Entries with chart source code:
_____

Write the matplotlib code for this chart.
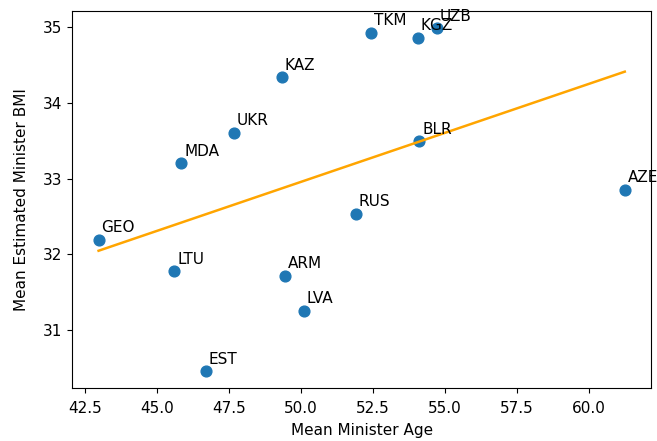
import numpy as np
import matplotlib.pyplot as plt

# Mean minister age vs. mean estimated BMI per country
countries = ["GEO", "LTU", "MDA", "UKR", "KAZ", "ARM", "LVA", "EST",
             "TKM", "KGZ", "UZB", "BLR", "RUS", "AZE"]
mean_age = [42.96, 45.59, 45.83, 47.65, 49.33, 49.44, 50.10, 46.69,
            52.43, 54.05, 54.71, 54.11, 51.90, 61.25]
mean_bmi = [32.19, 31.77, 33.20, 33.605, 34.34, 31.71, 31.25, 30.45,
            34.93, 34.86, 34.99, 33.49, 32.535, 32.85]

plt.rcParams['font.size'] = 11

fig = plt.figure(figsize=(6.57, 4.41), dpi=100)
ax = fig.add_axes([0.110, 0.1195, 0.881, 0.8555])

ax.scatter(mean_age, mean_bmi, s=60, color='tab:blue', zorder=2)

# least squares trend line
x = np.array(mean_age)
y = np.array(mean_bmi)
slope, intercept = np.polyfit(x, y, 1)
xs = np.sort(x)
ax.plot(xs, slope * xs + intercept, color='orange', linewidth=1.8, zorder=3)

for code, a, b in zip(countries, mean_age, mean_bmi):
    ax.text(a + 0.1, b + 0.1, code)

ax.tick_params(axis='x', pad=6)
ax.set_xlabel("Mean Minister Age", labelpad=5)
ax.set_ylabel("Mean Estimated Minister BMI", labelpad=10)

fig.savefig("out.png", dpi=100)
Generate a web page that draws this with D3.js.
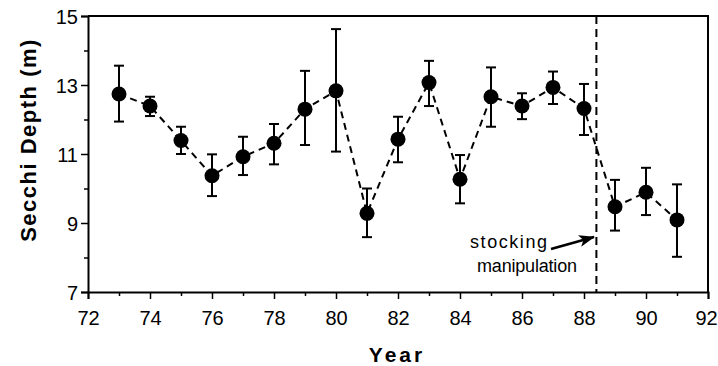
<!DOCTYPE html>
<html>
<head>
<meta charset="utf-8">
<script src="https://cdn.jsdelivr.net/npm/d3@7.9.0/dist/d3.min.js"></script>
<style>
  html, body { margin: 0; padding: 0; background: #fff; }
  svg { display: block; font-family: "Liberation Sans", Arial, Helvetica, sans-serif; }
  .tick text { font-size: 20px; fill: #000; }
</style>
</head>
<body>
<svg width="718" height="366"></svg>
<script>
// data
const years = [73, 74, 75, 76, 77, 78, 79, 80, 81, 82, 83, 84, 85, 86, 87, 88, 89, 90, 91];
const depth = [12.74, 12.39, 11.39, 10.37, 10.92, 11.31, 12.30, 12.83, 9.28, 11.43, 13.07, 10.27, 12.66, 12.39, 12.93, 12.32, 9.47, 9.89, 9.09];
const upper = [13.56, 12.66, 11.79, 10.99, 11.50, 11.87, 13.41, 14.62, 10.00, 12.08, 13.70, 10.97, 13.51, 12.76, 13.39, 13.03, 10.25, 10.60, 10.12];
const lower = [11.94, 12.10, 11.00, 9.78, 10.39, 10.70, 11.26, 11.07, 8.59, 10.76, 12.39, 9.57, 11.79, 12.01, 12.45, 11.55, 8.78, 9.23, 8.02];
const xMajor = [72, 74, 76, 78, 80, 82, 84, 86, 88, 90, 92];
const xMinor = [73, 75, 77, 79, 81, 83, 85, 87, 89, 91];
const yMajor = [7, 9, 11, 13, 15];
const yMinor = [8, 10, 12, 14];
const stockingYear = 88.4;

const data = years.map((y, i) => ({ year: y, v: depth[i], hi: upper[i], lo: lower[i] }));

const svg = d3.select('svg');
const x = d3.scaleLinear().domain([72, 92]).range([88, 708]);
const y = d3.scaleLinear().domain([7, 15]).range([292, 16]);

// frame (top + right)
svg.append('path')
  .attr('d', `M${x(72)},${y(15)}H${x(92)}V${y(7)}`)
  .attr('fill', 'none').attr('stroke', '#000').attr('stroke-width', 2);

// x axis
const gx = svg.append('g').attr('transform', `translate(0,${y(7)})`)
  .call(d3.axisBottom(x).tickValues(xMajor).tickSize(7).tickPadding(8).tickFormat(d3.format('d')));
svg.append('g').attr('transform', `translate(0,${y(7)})`)
  .call(d3.axisBottom(x).tickValues(xMinor).tickSize(4).tickFormat(''))
  .select('.domain').remove();

// y axis
const gy = svg.append('g').attr('transform', `translate(${x(72)},0)`)
  .call(d3.axisLeft(y).tickValues(yMajor).tickSize(7).tickPadding(3).tickFormat(d3.format('d')));
svg.append('g').attr('transform', `translate(${x(72)},0)`)
  .call(d3.axisLeft(y).tickValues(yMinor).tickSize(4).tickFormat(''))
  .select('.domain').remove();

svg.selectAll('.domain').attr('stroke-width', 2);
svg.selectAll('.tick line').attr('stroke-width', 1.5);
gx.selectAll('.tick text').attr('dy', '0.9em');
gx.selectAll('.tick text').filter(d => d === 92).attr('dx', -2);
gy.selectAll('.tick text').attr('dy', '0.36em');

// stocking line
svg.append('line')
  .attr('x1', x(stockingYear)).attr('x2', x(stockingYear))
  .attr('y1', y(15)).attr('y2', y(7))
  .attr('stroke', '#000').attr('stroke-width', 2)
  .attr('stroke-dasharray', '8,5');

// error bars
const eb = svg.append('g').attr('stroke', '#000').attr('stroke-width', 2);
data.forEach(d => {
  eb.append('line').attr('x1', x(d.year)).attr('x2', x(d.year)).attr('y1', y(d.hi)).attr('y2', y(d.lo));
  eb.append('line').attr('x1', x(d.year) - 5).attr('x2', x(d.year) + 5).attr('y1', y(d.hi)).attr('y2', y(d.hi));
  eb.append('line').attr('x1', x(d.year) - 5).attr('x2', x(d.year) + 5).attr('y1', y(d.lo)).attr('y2', y(d.lo));
});

// dashed series line
svg.append('path')
  .datum(data)
  .attr('d', d3.line().x(d => x(d.year)).y(d => y(d.v)))
  .attr('fill', 'none').attr('stroke', '#000').attr('stroke-width', 2)
  .attr('stroke-dasharray', '7,5');

// points
svg.selectAll('circle.pt')
  .data(data)
  .enter()
  .append('circle')
  .attr('class', 'pt')
  .attr('cx', d => x(d.year))
  .attr('cy', d => y(d.v))
  .attr('r', 7.5)
  .attr('fill', '#000');

// annotation
svg.append('text').attr('x', 470).attr('y', 248)
  .attr('font-size', 18).attr('textLength', 77).text('stocking');
svg.append('text').attr('x', 477).attr('y', 272)
  .attr('font-size', 18).attr('textLength', 100).text('manipulation');
svg.append('defs').append('marker')
  .attr('id', 'ah').attr('viewBox', '0 0 16 12')
  .attr('refX', 15).attr('refY', 6)
  .attr('markerWidth', 16).attr('markerHeight', 12)
  .attr('markerUnits', 'userSpaceOnUse')
  .attr('orient', 'auto')
  .append('path').attr('d', 'M0,0L16,6L0,12L4,6Z').attr('fill', '#000');
svg.append('line')
  .attr('x1', 551).attr('y1', 249).attr('x2', 594).attr('y2', 237)
  .attr('stroke', '#000').attr('stroke-width', 2.5)
  .attr('marker-end', 'url(#ah)');

// axis titles
svg.append('text')
  .attr('x', 397).attr('y', 362)
  .attr('text-anchor', 'middle')
  .attr('font-size', 21).attr('font-weight', 'bold')
  .attr('letter-spacing', 3)
  .text('Year');
svg.append('text')
  .attr('transform', 'translate(36,140) rotate(-90)')
  .attr('text-anchor', 'middle')
  .attr('font-size', 22).attr('font-weight', 'bold')
  .attr('letter-spacing', 1.5)
  .text('Secchi Depth (m)');
</script>
</body>
</html>
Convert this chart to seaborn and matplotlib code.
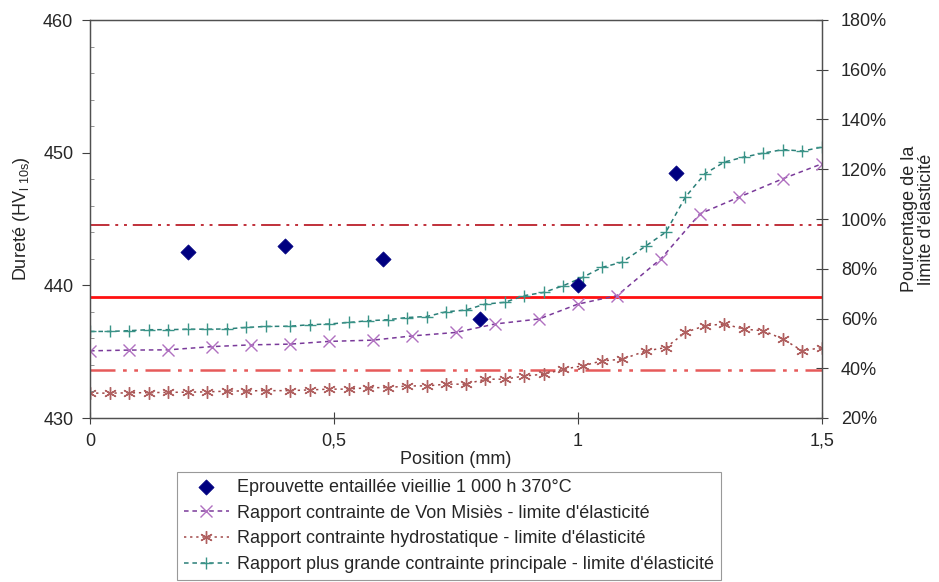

_____

-- Given task --
Only the lines from the start of the records through the line containing "ax.plot(xs, slope *" should be repeated, word for word, with the pictures left out.

-- Exercise result --
Write the matplotlib code for this chart.
import numpy as np
import matplotlib.pyplot as plt

# Mean minister age vs. mean estimated BMI per country
countries = ["GEO", "LTU", "MDA", "UKR", "KAZ", "ARM", "LVA", "EST",
             "TKM", "KGZ", "UZB", "BLR", "RUS", "AZE"]
mean_age = [42.96, 45.59, 45.83, 47.65, 49.33, 49.44, 50.10, 46.69,
            52.43, 54.05, 54.71, 54.11, 51.90, 61.25]
mean_bmi = [32.19, 31.77, 33.20, 33.605, 34.34, 31.71, 31.25, 30.45,
            34.93, 34.86, 34.99, 33.49, 32.535, 32.85]

plt.rcParams['font.size'] = 11

fig = plt.figure(figsize=(6.57, 4.41), dpi=100)
ax = fig.add_axes([0.110, 0.1195, 0.881, 0.8555])

ax.scatter(mean_age, mean_bmi, s=60, color='tab:blue', zorder=2)

# least squares trend line
x = np.array(mean_age)
y = np.array(mean_bmi)
slope, intercept = np.polyfit(x, y, 1)
xs = np.sort(x)
ax.plot(xs, slope * xs + intercept, color='orange', linewidth=1.8, zorder=3)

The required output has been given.